• [Instructions for the task]: Reproduce, please, only the lines from the first line below to the line containing "(lw) -- cycle;", inclusive.
:: Data lines
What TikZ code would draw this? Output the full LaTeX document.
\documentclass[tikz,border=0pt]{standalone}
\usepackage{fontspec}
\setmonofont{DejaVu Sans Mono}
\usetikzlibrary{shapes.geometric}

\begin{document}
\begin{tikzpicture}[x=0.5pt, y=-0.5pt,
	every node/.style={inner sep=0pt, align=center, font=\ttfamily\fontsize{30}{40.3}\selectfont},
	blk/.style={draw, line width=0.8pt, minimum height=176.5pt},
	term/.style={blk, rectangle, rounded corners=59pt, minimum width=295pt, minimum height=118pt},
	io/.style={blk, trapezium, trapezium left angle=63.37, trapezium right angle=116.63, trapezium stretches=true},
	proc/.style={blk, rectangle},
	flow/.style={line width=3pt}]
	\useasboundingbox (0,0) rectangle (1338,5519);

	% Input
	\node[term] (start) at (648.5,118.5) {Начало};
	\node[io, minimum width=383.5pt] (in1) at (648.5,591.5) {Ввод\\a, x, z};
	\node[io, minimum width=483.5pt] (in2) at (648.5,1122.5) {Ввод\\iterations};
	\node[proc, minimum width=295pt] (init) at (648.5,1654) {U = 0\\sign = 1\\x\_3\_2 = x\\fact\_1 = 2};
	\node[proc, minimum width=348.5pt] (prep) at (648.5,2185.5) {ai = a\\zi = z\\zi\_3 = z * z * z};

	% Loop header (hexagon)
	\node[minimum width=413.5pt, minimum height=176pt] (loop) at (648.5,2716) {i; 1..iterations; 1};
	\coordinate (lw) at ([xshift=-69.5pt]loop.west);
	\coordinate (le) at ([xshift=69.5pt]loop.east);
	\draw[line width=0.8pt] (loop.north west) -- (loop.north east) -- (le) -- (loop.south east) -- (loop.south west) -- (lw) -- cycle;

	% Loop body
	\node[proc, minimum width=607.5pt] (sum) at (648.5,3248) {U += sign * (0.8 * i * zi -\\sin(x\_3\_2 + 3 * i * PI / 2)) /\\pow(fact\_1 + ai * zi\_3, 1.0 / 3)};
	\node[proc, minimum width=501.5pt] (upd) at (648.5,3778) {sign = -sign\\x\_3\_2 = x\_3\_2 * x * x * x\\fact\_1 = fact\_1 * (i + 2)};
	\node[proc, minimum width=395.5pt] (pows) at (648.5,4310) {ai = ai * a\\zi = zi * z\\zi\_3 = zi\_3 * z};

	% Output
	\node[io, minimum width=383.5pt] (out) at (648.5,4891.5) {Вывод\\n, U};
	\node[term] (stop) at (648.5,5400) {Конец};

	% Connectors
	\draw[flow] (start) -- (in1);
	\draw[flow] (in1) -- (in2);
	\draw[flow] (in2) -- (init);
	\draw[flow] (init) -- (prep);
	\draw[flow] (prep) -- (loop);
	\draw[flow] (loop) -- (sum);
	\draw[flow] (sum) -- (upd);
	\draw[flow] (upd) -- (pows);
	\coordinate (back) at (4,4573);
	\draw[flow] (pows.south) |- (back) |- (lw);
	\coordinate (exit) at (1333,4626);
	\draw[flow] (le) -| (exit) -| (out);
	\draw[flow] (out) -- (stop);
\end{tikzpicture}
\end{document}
::::
• [Result]:
What TikZ code would draw this? Output the full LaTeX document.
\documentclass[tikz,border=0pt]{standalone}
\usepackage{fontspec}
\setmonofont{DejaVu Sans Mono}
\usetikzlibrary{shapes.geometric}

\begin{document}
\begin{tikzpicture}[x=0.5pt, y=-0.5pt,
	every node/.style={inner sep=0pt, align=center, font=\ttfamily\fontsize{30}{40.3}\selectfont},
	blk/.style={draw, line width=0.8pt, minimum height=176.5pt},
	term/.style={blk, rectangle, rounded corners=59pt, minimum width=295pt, minimum height=118pt},
	io/.style={blk, trapezium, trapezium left angle=63.37, trapezium right angle=116.63, trapezium stretches=true},
	proc/.style={blk, rectangle},
	flow/.style={line width=3pt}]
	\useasboundingbox (0,0) rectangle (1338,5519);

	% Input
	\node[term] (start) at (648.5,118.5) {Начало};
	\node[io, minimum width=383.5pt] (in1) at (648.5,591.5) {Ввод\\a, x, z};
	\node[io, minimum width=483.5pt] (in2) at (648.5,1122.5) {Ввод\\iterations};
	\node[proc, minimum width=295pt] (init) at (648.5,1654) {U = 0\\sign = 1\\x\_3\_2 = x\\fact\_1 = 2};
	\node[proc, minimum width=348.5pt] (prep) at (648.5,2185.5) {ai = a\\zi = z\\zi\_3 = z * z * z};

	% Loop header (hexagon)
	\node[minimum width=413.5pt, minimum height=176pt] (loop) at (648.5,2716) {i; 1..iterations; 1};
	\coordinate (lw) at ([xshift=-69.5pt]loop.west);
	\coordinate (le) at ([xshift=69.5pt]loop.east);
	\draw[line width=0.8pt] (loop.north west) -- (loop.north east) -- (le) -- (loop.south east) -- (loop.south west) -- (lw) -- cycle;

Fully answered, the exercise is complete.